[START SOURCE DATA]
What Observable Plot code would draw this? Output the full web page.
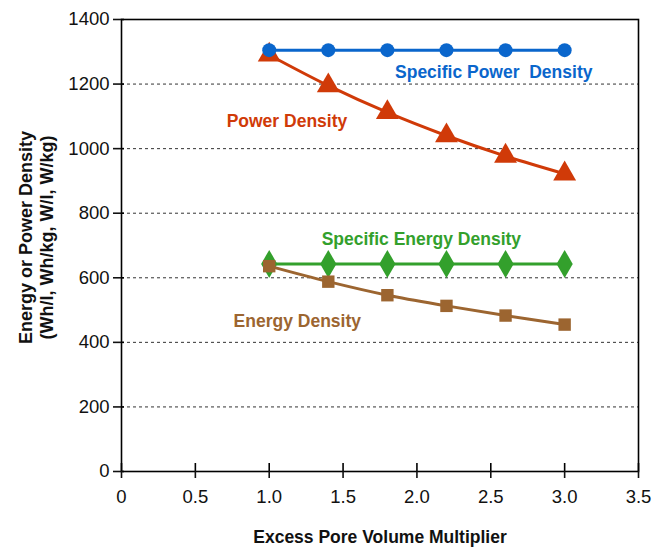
<!DOCTYPE html>
<html>
<head>
<meta charset="utf-8">
<script src="https://cdn.jsdelivr.net/npm/d3@7"></script>
<script src="https://cdn.jsdelivr.net/npm/@observablehq/plot@0.6"></script>
<style>
  body { margin: 0; background: #fff; }
  svg { font-family: "Liberation Sans", Arial, sans-serif; }
  g[aria-label="x-axis tick label"], g[aria-label="y-axis tick label"] { font-size: 18.5px; }
  g[aria-label="x-axis label"] { font-size: 17.5px; font-weight: bold; }
</style>
</head>
<body>
<div id="chart"></div>
<script>
const multiplier = [1.0, 1.4, 1.8, 2.2, 2.6, 3.0];
const specificPowerDensity = [1305, 1305, 1305, 1305, 1305, 1305];
const powerDensity = [1290, 1195, 1112, 1040, 977, 922];
const specificEnergyDensity = [643, 643, 643, 643, 643, 643];
const energyDensity = [636, 588, 546, 513, 483, 455];
const seriesNames = ["Specific Power  Density", "Power Density", "Specific Energy Density", "Energy Density"];
const seriesColors = ["#0a66cc", "#d03a08", "#33a02c", "#9c6530"];
const seriesSymbols = ["circle", "triangle", "diamond", "square"];
const drawOrder = [1, 0, 2, 3];
const labelX = [2.52, 1.12, 2.03, 1.19];
const labelY = [1235, 1083, 720, 466];
const yTicks = [0, 200, 400, 600, 800, 1000, 1200, 1400];
const gridValues = [200, 400, 600, 800, 1000, 1200];
const xTicks = [0, 0.5, 1.0, 1.5, 2.0, 2.5, 3.0, 3.5];

const allValues = [specificPowerDensity, powerDensity, specificEnergyDensity, energyDensity];
const rows = [];
allValues.forEach((vals, s) => vals.forEach((v, i) => rows.push({series: seriesNames[s], x: multiplier[i], y: v, s})));
const labels = seriesNames.map((n, s) => ({name: n, x: labelX[s], y: labelY[s], s}));

const marks = [
  Plot.ruleY(gridValues, {stroke: "#333", strokeWidth: 1, strokeDasharray: "3,3"}),
  Plot.frame({stroke: "#000", strokeWidth: 1.6}),
  Plot.axisY({ticks: yTicks, tickSize: 8, tickPadding: 4, tickFormat: d => String(d), label: null, color: "#111", strokeWidth: 1.6}),
  Plot.axisY({ticks: yTicks, tickSize: -3, tickFormat: () => "", label: null, strokeWidth: 1.6}),
  Plot.axisX({ticks: xTicks, tickSize: 7, tickPadding: 11, tickFormat: d => d === 0 ? "0" : d.toFixed(1), color: "#111", strokeWidth: 1.6,
    label: "Excess Pore Volume Multiplier", labelAnchor: "center", labelArrow: "none", labelOffset: 71}),
  Plot.axisX({ticks: xTicks, tickSize: -8, tickFormat: () => "", label: null, strokeWidth: 1.6}),
  Plot.text(["Energy or Power Density\n(Wh/l, Wh/kg, W/l, W/kg)"], {frameAnchor: "left", textAnchor: "middle", rotate: -90, dx: -86, dy: -8, fontSize: 18, fontWeight: "bold", fill: "#111", lineHeight: 1.2}),
];
drawOrder.forEach(s => {
  const d = rows.filter(r => r.s === s);
  marks.push(Plot.line(d, {x: "x", y: "y", stroke: seriesColors[s], strokeWidth: 3, curve: "catmull-rom"}));
  marks.push(Plot.dot(d, {x: "x", y: "y", fill: seriesColors[s], stroke: "none", symbol: seriesSymbols[s], r: s === 0 ? 7 : (s === 3 ? 7 : 8.5)}));
});
marks.push(Plot.text(labels, {x: "x", y: "y", text: "name", fill: d => seriesColors[d.s], fontSize: 17.5, fontWeight: "bold"}));

const chart = Plot.plot({
  width: 654,
  height: 547,
  marginLeft: 121,
  marginRight: 16,
  marginTop: 19,
  marginBottom: 76,
  x: {domain: [0, 3.5]},
  y: {domain: [0, 1400]},
  color: {type: "identity"},
  style: {fontFamily: "'Liberation Sans', Arial, sans-serif", background: "#fff"},
  marks
});
document.getElementById("chart").appendChild(chart);
</script>
</body>
</html>
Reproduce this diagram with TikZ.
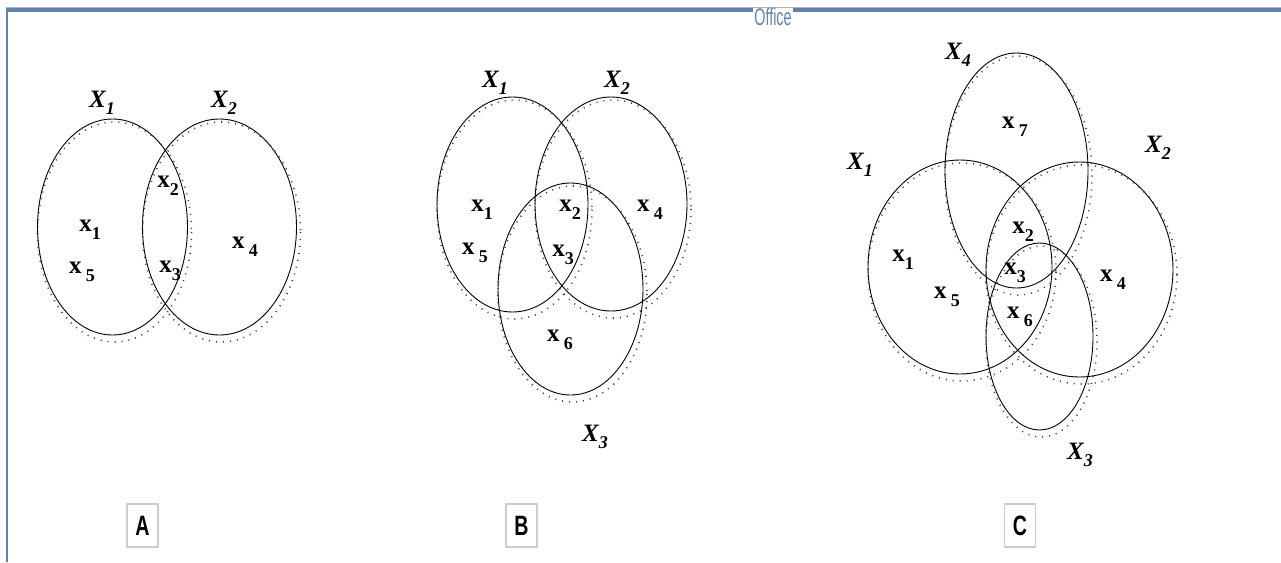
\documentclass[tikz,border=0pt]{standalone}
\usepackage{fontspec}
\setmainfont{Liberation Serif}
\setsansfont{Liberation Sans}
\usetikzlibrary{calc}
\definecolor{frameblue}{RGB}{95,130,178}
\definecolor{framegray}{RGB}{175,180,190}
\newcommand{\sbs}[1]{\raisebox{-0.3em}{\fontsize{18}{18}\selectfont #1}}
\tikzset{
  venn/.style={draw=black, line width=0.9pt},
  vdots/.style={draw=black!75, line width=1.6pt, dash pattern=on 1pt off 6pt},
  setlab/.style={font=\fontsize{25}{25}\selectfont\itshape\bfseries, inner sep=0pt},
  elem/.style={font=\fontsize{25}{25}\selectfont\bfseries, inner sep=0pt},
  panel/.style={draw=black!20, line width=1.2pt, minimum width=31pt, minimum height=43pt, inner sep=0pt, font=\sffamily\bfseries\fontsize{28}{28}\selectfont}
}
\newcommand{\vennell}[4]{%
  \draw[venn] (#1,#2) ellipse [x radius=#3, y radius=#4];
  \draw[vdots] ($(#1,#2)+(2,5)$) ellipse [x radius=#3+2, y radius=#4+2];
}
\begin{document}
\begin{tikzpicture}[x=1pt,y=-1pt]
\useasboundingbox (0,0) rectangle (1281,562);
\fill[white] (0,0) rectangle (1281,562);
% frame
\draw[framegray, line width=1pt] (6,7.5) -- (1281,7.5);
\draw[frameblue, line width=3.5pt] (6,10) -- (1281,10);
\draw[frameblue, line width=2.5pt] (7.2,8) -- (7.2,562);
\node[fill=white, inner xsep=1pt, inner ysep=0pt, text=frameblue, font=\sffamily\fontsize{24}{24}\selectfont] (office) at (773,17) {\scalebox{0.6}[1]{Office}};

% ---------- A ----------
\vennell{112.5}{227}{75}{108}
\vennell{219.5}{227}{77}{108}
\node[setlab] (aX1) at (102,103) {X\sbs{1}};
\node[setlab] (aX2) at (224,103) {X\sbs{2}};
\node[elem] (ax2) at (168,186) {x\sbs{2}};
\node[elem] (ax1) at (90,230) {x\sbs{1}};
\node[elem] (ax5) at (82,272) {x\,\sbs{5}};
\node[elem] (ax3) at (170,271) {x\sbs{3}};
\node[elem] (ax4) at (245,247) {x\,\sbs{4}};
\node[panel] (pA) at (142.5,525.5) {\scalebox{0.7}[1]{A}};

% ---------- B ----------
\vennell{512.5}{204.5}{75.5}{107.5}
\vennell{611}{204}{76}{107}
\vennell{570.5}{289}{72.5}{106}
\node[setlab] (bX1) at (495,83) {X\sbs{1}};
\node[setlab] (bX2) at (617,83) {X\sbs{2}};
\node[setlab] (bX3) at (595,437) {X\sbs{3}};
\node[elem] (bx1) at (482,210) {x\sbs{1}};
\node[elem] (bx5) at (475,253) {x\,\sbs{5}};
\node[elem] (bx2) at (570,210) {x\sbs{2}};
\node[elem] (bx3) at (563,255) {x\sbs{3}};
\node[elem] (bx4) at (650,210) {x\,\sbs{4}};
\node[elem] (bx6) at (560,340) {x\,\sbs{6}};
\node[panel] (pB) at (521.5,525.5) {\scalebox{0.7}[1]{B}};

% ---------- C ----------
\vennell{1016.5}{170.5}{71.5}{117.5}
\vennell{960}{267}{92}{107}
\vennell{1079.5}{269.5}{93.5}{107.5}
\vennell{1039.5}{336.5}{53.5}{93.5}
\node[setlab] (cX4) at (958,55) {X\sbs{4}};
\node[setlab] (cX1) at (860,165) {X\sbs{1}};
\node[setlab] (cX2) at (1158,148) {X\sbs{2}};
\node[setlab] (cX3) at (1080,455) {X\sbs{3}};
\node[elem] (cx7) at (1015,127) {x\,\sbs{7}};
\node[elem] (cx1) at (903,260) {x\sbs{1}};
\node[elem] (cx5) at (947,297) {x\,\sbs{5}};
\node[elem] (cx2) at (1023,232) {x\sbs{2}};
\node[elem] (cx3) at (1015,273) {x\sbs{3}};
\node[elem] (cx6) at (1020,317) {x\,\sbs{6}};
\node[elem] (cx4) at (1113,280) {x\,\sbs{4}};
\node[panel] (pC) at (1020,525.5) {\scalebox{0.7}[1]{C}};
\end{tikzpicture}
\end{document}
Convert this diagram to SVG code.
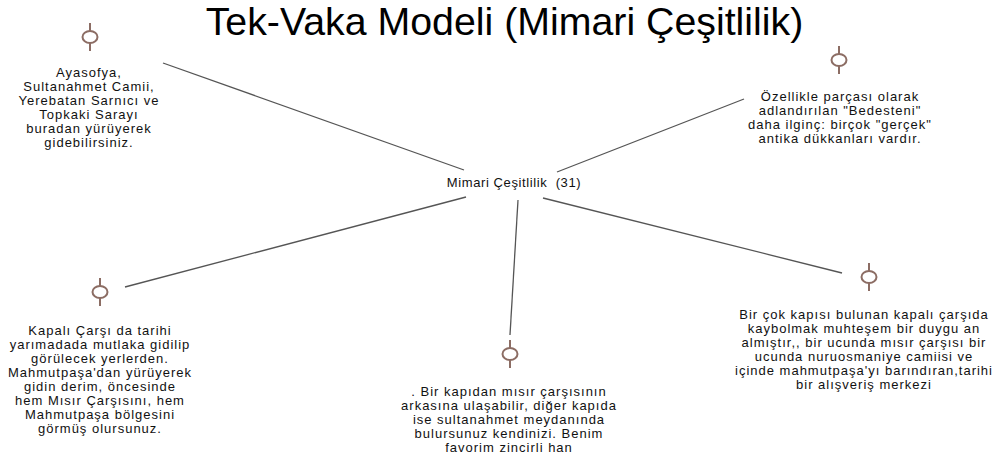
[END SOURCE DATA]
DO THIS:
Locate the word "diagram" in the entries, and copy every line where it is found.

REPLY TO THE EXERCISE:
Reproduce this diagram with TikZ.
Convert this diagram to SVG code.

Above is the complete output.